Recorded information:

___

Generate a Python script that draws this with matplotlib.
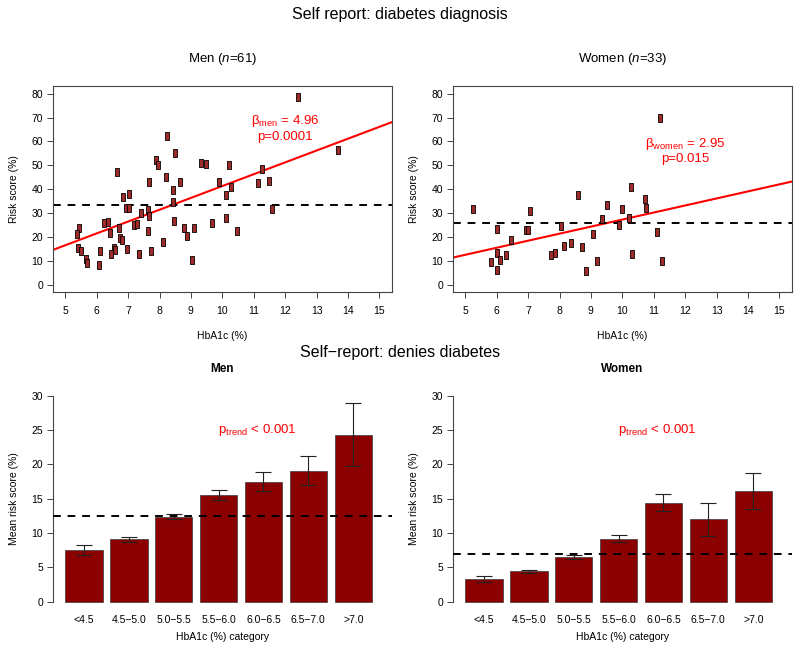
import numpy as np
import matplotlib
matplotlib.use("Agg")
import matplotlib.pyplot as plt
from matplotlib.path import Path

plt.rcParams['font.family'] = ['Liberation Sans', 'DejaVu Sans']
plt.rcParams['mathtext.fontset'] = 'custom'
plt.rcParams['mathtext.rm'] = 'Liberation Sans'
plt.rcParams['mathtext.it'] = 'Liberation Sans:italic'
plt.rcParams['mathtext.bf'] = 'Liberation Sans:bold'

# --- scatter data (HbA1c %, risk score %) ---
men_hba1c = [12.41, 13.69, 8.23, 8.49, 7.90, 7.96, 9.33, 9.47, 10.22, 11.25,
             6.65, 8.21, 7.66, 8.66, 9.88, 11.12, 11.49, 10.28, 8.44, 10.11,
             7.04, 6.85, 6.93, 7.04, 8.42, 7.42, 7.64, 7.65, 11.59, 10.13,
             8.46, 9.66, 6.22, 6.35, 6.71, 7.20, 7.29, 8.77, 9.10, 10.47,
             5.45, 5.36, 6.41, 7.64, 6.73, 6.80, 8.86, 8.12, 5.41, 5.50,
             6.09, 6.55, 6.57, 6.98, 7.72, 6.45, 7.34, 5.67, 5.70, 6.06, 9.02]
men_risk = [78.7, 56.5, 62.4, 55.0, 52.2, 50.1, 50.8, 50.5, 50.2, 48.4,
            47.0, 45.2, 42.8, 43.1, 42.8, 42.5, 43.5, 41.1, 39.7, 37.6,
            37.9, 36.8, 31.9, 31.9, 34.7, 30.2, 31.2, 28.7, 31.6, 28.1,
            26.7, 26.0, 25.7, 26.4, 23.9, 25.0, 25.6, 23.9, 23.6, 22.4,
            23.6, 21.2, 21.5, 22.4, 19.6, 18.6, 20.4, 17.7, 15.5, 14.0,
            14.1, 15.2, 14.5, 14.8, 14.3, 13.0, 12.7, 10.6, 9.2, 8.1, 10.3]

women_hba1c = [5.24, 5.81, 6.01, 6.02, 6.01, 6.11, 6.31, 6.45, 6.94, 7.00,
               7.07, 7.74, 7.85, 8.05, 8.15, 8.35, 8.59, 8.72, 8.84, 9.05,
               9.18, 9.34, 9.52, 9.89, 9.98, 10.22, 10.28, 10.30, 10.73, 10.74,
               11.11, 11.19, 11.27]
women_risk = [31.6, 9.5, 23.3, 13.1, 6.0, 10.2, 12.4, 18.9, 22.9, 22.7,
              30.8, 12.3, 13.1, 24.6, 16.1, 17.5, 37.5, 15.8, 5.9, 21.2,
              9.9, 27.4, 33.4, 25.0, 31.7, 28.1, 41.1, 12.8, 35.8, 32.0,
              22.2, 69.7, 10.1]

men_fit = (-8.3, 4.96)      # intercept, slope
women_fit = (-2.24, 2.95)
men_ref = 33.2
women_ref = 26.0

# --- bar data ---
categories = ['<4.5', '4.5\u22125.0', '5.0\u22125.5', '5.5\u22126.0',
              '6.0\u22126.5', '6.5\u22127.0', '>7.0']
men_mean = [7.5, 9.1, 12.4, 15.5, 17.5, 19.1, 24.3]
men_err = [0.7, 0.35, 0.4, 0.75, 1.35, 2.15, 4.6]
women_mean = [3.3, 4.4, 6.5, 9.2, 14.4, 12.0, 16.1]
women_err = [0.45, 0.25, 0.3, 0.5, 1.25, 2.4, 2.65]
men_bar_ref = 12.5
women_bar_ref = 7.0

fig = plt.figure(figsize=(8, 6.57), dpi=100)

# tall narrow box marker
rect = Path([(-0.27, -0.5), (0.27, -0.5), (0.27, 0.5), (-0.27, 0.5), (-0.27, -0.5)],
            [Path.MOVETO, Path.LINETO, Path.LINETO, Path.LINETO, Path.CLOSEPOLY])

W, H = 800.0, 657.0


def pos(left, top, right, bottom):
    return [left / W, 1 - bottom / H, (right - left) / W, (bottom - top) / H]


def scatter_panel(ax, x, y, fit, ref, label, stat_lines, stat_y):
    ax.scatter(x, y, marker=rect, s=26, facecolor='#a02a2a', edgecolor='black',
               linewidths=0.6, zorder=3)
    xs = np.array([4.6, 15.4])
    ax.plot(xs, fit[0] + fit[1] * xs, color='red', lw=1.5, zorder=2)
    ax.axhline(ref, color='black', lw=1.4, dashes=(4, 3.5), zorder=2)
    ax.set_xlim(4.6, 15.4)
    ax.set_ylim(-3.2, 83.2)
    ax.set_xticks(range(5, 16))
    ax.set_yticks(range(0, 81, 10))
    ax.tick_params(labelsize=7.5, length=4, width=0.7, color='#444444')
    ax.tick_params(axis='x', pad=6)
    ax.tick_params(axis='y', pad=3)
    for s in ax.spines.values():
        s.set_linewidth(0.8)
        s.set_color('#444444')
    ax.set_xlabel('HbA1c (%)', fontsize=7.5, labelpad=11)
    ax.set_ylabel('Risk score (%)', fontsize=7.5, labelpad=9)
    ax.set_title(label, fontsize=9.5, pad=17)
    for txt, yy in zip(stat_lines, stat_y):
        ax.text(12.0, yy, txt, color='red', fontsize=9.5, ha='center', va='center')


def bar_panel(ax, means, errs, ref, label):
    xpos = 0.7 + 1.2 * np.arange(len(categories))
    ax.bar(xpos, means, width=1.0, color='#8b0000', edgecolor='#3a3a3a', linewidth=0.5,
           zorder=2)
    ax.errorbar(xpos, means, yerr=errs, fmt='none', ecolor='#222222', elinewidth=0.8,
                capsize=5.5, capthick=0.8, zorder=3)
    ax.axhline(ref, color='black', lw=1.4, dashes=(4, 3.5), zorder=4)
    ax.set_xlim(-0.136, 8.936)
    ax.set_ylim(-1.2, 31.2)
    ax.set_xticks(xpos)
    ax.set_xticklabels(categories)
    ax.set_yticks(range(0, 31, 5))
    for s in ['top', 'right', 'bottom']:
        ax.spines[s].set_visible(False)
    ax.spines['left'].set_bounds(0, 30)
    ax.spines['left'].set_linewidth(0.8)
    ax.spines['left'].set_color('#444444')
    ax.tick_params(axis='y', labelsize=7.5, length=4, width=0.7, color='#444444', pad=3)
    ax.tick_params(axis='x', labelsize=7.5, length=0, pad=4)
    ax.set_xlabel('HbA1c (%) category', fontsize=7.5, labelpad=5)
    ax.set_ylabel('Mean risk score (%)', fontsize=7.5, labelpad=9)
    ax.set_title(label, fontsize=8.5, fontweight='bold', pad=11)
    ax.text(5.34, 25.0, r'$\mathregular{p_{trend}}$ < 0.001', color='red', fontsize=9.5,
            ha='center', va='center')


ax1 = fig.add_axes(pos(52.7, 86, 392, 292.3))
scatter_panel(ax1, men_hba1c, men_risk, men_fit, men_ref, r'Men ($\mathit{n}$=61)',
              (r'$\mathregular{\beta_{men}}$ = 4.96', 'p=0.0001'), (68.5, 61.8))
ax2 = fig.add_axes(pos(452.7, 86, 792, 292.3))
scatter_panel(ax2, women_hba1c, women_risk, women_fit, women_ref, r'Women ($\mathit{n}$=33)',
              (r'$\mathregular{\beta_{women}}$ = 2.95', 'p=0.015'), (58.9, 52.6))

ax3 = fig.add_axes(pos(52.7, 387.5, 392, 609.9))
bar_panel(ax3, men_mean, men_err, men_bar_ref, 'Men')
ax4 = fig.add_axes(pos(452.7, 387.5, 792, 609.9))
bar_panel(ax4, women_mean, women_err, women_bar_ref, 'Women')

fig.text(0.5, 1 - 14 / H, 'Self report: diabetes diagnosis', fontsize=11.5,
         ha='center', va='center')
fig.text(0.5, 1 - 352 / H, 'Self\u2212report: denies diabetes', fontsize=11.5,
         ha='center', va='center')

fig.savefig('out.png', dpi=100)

___

Aim of the task: Write out each line of the listing above, exactly, from its first line to the line holding "plt.rcParams['mathtext.bf'] = 'Liberation", inclusive. Skip the pictures.

Reply:
Generate a Python script that draws this with matplotlib.
import numpy as np
import matplotlib
matplotlib.use("Agg")
import matplotlib.pyplot as plt
from matplotlib.path import Path

plt.rcParams['font.family'] = ['Liberation Sans', 'DejaVu Sans']
plt.rcParams['mathtext.fontset'] = 'custom'
plt.rcParams['mathtext.rm'] = 'Liberation Sans'
plt.rcParams['mathtext.it'] = 'Liberation Sans:italic'
plt.rcParams['mathtext.bf'] = 'Liberation Sans:bold'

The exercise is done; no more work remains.